EXERCISE BRIEF → Repeat only what lies from the line with "Reproduce this chart" to the line with "const yTicks = [-15, -10, -5, 0, 5, 10, 15, 20];", those two lines included, exactly as it stands; omit any images.

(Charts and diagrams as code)
START
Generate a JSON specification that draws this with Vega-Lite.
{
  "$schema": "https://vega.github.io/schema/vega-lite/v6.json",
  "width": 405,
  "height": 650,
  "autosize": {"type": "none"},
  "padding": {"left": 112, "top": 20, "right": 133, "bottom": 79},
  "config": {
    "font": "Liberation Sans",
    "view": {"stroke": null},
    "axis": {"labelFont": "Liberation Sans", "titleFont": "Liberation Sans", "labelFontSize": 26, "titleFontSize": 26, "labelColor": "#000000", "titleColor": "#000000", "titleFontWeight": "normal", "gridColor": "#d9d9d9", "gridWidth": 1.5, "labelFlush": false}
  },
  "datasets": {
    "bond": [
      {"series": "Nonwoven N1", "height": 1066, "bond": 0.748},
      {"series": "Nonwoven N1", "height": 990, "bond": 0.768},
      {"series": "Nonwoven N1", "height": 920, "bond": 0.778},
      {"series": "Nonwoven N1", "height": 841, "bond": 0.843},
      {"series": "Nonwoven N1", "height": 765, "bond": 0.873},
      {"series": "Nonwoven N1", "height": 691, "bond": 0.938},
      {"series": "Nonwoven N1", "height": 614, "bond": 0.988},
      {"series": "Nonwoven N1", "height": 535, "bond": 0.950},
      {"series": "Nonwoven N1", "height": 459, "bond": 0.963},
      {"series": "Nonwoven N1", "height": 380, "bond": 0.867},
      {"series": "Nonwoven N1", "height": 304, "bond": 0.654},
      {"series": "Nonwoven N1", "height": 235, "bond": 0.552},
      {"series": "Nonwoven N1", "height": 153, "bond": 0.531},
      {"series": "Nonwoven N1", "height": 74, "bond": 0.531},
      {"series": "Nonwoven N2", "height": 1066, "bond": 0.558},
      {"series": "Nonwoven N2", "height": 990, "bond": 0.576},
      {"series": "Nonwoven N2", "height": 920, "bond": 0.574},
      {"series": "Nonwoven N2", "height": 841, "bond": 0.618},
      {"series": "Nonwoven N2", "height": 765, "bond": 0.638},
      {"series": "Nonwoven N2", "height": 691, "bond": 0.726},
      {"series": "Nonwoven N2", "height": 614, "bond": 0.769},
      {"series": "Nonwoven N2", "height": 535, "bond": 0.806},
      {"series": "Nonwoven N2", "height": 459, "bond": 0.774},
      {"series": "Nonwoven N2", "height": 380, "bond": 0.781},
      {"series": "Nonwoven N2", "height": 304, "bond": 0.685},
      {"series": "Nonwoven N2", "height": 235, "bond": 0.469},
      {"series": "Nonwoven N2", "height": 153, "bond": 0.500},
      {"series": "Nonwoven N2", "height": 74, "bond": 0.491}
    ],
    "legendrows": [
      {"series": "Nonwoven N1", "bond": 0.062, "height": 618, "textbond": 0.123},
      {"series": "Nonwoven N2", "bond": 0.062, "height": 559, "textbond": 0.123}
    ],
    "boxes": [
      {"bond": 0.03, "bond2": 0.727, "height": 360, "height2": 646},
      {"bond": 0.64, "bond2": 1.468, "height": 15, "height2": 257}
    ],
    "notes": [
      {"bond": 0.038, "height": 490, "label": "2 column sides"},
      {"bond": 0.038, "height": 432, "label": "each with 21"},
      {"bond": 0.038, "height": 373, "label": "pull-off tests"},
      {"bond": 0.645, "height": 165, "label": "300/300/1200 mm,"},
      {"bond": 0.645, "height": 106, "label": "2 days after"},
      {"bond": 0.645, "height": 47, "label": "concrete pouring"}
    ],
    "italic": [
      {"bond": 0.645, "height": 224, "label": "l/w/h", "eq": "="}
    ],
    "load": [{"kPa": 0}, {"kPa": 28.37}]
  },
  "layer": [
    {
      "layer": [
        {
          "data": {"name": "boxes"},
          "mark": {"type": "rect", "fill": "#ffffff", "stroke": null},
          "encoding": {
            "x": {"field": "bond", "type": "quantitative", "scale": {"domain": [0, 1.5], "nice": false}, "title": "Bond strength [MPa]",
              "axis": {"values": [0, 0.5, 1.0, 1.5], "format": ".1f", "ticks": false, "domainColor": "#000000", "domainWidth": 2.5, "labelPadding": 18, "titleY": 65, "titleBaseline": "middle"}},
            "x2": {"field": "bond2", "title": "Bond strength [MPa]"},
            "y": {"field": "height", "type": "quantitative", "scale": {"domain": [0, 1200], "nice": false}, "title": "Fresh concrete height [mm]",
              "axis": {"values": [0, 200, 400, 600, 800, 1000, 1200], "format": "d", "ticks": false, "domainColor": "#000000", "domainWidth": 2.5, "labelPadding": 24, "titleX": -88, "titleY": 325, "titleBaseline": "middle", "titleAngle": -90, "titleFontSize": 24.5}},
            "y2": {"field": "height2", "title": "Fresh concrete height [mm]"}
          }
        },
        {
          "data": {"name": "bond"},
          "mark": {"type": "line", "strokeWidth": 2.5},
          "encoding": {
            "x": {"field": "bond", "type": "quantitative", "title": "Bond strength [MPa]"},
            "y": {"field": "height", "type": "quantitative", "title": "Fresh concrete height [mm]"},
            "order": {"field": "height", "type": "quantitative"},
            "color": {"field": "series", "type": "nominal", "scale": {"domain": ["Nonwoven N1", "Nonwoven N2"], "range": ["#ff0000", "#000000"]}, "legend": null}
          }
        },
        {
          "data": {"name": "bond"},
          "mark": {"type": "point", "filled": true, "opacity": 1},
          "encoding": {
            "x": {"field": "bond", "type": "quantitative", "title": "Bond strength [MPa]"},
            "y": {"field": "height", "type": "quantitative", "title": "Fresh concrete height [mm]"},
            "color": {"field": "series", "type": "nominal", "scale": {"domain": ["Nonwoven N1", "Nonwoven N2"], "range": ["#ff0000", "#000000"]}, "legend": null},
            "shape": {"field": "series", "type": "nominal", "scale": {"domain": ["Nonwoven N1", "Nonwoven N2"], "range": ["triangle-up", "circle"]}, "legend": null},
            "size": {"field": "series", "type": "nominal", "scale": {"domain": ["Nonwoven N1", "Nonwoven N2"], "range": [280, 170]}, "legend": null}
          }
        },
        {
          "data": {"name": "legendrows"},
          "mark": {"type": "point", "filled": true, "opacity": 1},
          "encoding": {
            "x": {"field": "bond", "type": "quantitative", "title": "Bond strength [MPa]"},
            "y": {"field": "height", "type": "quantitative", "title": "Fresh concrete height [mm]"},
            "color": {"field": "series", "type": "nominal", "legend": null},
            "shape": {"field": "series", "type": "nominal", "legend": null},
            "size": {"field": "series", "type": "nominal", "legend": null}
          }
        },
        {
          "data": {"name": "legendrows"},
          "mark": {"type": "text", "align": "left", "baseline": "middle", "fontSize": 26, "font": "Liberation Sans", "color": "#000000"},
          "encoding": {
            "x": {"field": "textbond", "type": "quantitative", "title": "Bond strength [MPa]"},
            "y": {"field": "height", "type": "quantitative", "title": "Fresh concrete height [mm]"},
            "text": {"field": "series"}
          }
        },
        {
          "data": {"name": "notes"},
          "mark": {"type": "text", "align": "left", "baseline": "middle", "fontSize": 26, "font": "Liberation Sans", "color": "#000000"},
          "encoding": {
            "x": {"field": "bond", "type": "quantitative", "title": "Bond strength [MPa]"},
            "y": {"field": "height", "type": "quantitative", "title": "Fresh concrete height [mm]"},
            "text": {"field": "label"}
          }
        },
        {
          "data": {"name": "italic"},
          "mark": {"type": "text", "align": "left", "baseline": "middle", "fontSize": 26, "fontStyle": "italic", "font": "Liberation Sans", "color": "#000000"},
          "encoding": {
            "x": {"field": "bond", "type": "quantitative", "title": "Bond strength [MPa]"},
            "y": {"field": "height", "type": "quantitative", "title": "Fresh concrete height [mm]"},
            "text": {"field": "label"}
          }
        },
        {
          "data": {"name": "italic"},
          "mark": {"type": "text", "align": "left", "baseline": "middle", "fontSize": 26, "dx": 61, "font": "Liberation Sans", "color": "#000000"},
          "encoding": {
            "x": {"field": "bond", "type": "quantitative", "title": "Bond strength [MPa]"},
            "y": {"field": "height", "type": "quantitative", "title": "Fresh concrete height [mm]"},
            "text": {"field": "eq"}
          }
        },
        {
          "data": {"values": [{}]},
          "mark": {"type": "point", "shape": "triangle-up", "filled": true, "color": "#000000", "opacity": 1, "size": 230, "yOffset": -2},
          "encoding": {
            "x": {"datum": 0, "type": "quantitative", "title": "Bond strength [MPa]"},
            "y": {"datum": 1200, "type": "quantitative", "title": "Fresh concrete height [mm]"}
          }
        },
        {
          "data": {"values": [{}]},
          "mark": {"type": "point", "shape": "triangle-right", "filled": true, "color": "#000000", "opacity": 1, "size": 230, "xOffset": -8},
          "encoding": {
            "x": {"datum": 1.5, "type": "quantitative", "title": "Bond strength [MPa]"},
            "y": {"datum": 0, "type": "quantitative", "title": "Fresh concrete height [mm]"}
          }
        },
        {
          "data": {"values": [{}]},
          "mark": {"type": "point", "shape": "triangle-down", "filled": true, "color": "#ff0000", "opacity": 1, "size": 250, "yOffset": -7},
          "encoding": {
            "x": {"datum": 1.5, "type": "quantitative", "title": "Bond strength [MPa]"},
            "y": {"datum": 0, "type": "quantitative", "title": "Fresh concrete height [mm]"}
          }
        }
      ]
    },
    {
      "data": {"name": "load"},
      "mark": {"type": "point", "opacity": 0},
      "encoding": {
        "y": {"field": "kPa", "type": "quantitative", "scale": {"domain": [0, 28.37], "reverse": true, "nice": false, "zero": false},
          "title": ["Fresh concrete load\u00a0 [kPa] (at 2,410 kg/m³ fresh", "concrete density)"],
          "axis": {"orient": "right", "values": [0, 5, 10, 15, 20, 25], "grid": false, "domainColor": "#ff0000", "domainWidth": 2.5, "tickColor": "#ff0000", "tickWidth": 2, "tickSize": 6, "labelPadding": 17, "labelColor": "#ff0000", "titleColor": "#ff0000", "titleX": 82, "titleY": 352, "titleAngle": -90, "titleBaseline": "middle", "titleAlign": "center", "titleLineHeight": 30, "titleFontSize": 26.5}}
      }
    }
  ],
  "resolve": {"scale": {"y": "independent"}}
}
END
START
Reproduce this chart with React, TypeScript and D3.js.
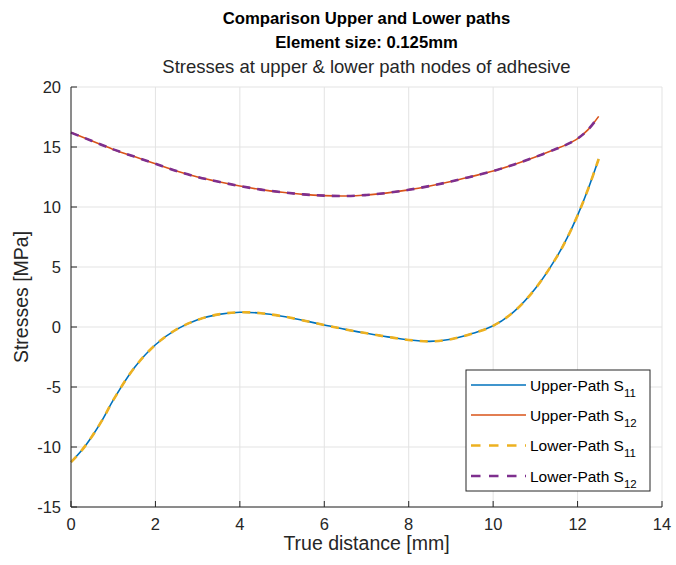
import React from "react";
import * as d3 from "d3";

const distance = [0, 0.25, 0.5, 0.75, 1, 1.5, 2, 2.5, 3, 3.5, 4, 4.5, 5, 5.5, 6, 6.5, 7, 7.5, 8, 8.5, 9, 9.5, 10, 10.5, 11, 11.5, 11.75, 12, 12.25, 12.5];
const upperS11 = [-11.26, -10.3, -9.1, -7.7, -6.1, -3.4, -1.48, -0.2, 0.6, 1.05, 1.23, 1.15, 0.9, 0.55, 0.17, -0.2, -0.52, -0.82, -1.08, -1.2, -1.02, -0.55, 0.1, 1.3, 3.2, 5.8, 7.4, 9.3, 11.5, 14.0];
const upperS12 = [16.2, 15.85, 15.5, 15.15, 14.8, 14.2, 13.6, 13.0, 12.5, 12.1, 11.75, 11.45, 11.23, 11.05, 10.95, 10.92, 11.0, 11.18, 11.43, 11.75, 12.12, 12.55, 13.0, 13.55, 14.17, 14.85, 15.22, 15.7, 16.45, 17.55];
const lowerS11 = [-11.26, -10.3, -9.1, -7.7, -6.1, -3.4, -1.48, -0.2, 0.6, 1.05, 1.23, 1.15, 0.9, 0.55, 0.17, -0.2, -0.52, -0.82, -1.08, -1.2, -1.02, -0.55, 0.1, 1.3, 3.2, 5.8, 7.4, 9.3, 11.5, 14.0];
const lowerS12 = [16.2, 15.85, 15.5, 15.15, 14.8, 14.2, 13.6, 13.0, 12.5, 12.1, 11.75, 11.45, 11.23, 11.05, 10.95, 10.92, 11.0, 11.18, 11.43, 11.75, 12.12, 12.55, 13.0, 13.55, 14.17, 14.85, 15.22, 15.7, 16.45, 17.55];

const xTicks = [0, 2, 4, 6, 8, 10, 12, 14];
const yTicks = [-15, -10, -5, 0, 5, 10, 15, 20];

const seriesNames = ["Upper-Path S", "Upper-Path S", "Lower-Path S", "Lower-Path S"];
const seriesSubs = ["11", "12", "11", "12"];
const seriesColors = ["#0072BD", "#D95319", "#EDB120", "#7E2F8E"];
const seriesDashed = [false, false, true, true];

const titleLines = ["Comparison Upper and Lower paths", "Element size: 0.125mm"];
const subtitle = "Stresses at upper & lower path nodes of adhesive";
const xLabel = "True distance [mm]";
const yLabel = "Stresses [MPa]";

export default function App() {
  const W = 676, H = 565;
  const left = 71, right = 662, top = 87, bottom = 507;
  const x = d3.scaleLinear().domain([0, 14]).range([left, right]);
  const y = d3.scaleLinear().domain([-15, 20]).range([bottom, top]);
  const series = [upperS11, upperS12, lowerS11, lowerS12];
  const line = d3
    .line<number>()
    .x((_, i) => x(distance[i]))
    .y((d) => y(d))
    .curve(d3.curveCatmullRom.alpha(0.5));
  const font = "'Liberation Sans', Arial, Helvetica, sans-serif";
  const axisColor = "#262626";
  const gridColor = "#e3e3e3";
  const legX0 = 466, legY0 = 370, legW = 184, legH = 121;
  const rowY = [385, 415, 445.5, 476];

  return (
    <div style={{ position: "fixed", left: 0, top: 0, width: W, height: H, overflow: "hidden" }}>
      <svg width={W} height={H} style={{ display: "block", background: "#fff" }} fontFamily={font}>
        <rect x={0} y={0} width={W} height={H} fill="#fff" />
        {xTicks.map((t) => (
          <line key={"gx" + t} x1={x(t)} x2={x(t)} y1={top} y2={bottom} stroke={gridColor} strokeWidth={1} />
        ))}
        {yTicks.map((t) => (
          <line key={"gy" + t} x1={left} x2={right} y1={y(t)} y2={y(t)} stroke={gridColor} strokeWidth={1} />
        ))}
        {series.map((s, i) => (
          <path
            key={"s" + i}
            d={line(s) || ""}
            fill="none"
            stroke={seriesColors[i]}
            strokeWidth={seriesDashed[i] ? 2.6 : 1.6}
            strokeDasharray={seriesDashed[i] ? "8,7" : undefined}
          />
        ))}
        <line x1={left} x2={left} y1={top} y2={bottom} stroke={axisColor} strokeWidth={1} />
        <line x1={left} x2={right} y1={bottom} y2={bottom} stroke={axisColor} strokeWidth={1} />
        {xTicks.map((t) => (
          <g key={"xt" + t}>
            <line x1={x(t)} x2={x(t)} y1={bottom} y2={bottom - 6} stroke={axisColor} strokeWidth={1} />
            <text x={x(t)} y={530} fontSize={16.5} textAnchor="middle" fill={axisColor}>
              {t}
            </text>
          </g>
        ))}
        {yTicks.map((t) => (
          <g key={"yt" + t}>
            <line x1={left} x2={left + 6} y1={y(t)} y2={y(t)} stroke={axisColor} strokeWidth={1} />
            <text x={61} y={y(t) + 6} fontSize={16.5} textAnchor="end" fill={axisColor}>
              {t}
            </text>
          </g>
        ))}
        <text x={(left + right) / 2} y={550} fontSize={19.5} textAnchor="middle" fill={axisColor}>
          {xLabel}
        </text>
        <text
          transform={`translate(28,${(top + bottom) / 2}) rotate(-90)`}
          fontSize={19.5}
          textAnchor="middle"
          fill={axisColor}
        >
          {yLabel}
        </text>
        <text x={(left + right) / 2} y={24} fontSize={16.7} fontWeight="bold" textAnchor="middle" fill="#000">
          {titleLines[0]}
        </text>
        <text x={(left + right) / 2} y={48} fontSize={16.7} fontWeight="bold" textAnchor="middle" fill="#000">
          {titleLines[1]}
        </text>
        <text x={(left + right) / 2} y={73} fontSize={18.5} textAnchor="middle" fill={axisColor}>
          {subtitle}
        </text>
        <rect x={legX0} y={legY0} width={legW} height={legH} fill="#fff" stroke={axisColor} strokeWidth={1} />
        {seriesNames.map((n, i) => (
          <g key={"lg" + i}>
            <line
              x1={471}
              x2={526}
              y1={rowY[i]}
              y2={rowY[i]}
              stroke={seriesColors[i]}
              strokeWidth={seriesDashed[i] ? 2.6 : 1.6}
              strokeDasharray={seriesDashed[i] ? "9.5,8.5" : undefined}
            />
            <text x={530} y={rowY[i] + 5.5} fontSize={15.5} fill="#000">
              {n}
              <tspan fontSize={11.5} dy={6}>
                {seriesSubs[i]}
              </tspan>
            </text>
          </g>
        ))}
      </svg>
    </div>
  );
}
END
EXERCISE SOLUTION →
Reproduce this chart with React, TypeScript and D3.js.
import React from "react";
import * as d3 from "d3";

const distance = [0, 0.25, 0.5, 0.75, 1, 1.5, 2, 2.5, 3, 3.5, 4, 4.5, 5, 5.5, 6, 6.5, 7, 7.5, 8, 8.5, 9, 9.5, 10, 10.5, 11, 11.5, 11.75, 12, 12.25, 12.5];
const upperS11 = [-11.26, -10.3, -9.1, -7.7, -6.1, -3.4, -1.48, -0.2, 0.6, 1.05, 1.23, 1.15, 0.9, 0.55, 0.17, -0.2, -0.52, -0.82, -1.08, -1.2, -1.02, -0.55, 0.1, 1.3, 3.2, 5.8, 7.4, 9.3, 11.5, 14.0];
const upperS12 = [16.2, 15.85, 15.5, 15.15, 14.8, 14.2, 13.6, 13.0, 12.5, 12.1, 11.75, 11.45, 11.23, 11.05, 10.95, 10.92, 11.0, 11.18, 11.43, 11.75, 12.12, 12.55, 13.0, 13.55, 14.17, 14.85, 15.22, 15.7, 16.45, 17.55];
const lowerS11 = [-11.26, -10.3, -9.1, -7.7, -6.1, -3.4, -1.48, -0.2, 0.6, 1.05, 1.23, 1.15, 0.9, 0.55, 0.17, -0.2, -0.52, -0.82, -1.08, -1.2, -1.02, -0.55, 0.1, 1.3, 3.2, 5.8, 7.4, 9.3, 11.5, 14.0];
const lowerS12 = [16.2, 15.85, 15.5, 15.15, 14.8, 14.2, 13.6, 13.0, 12.5, 12.1, 11.75, 11.45, 11.23, 11.05, 10.95, 10.92, 11.0, 11.18, 11.43, 11.75, 12.12, 12.55, 13.0, 13.55, 14.17, 14.85, 15.22, 15.7, 16.45, 17.55];

const xTicks = [0, 2, 4, 6, 8, 10, 12, 14];
const yTicks = [-15, -10, -5, 0, 5, 10, 15, 20];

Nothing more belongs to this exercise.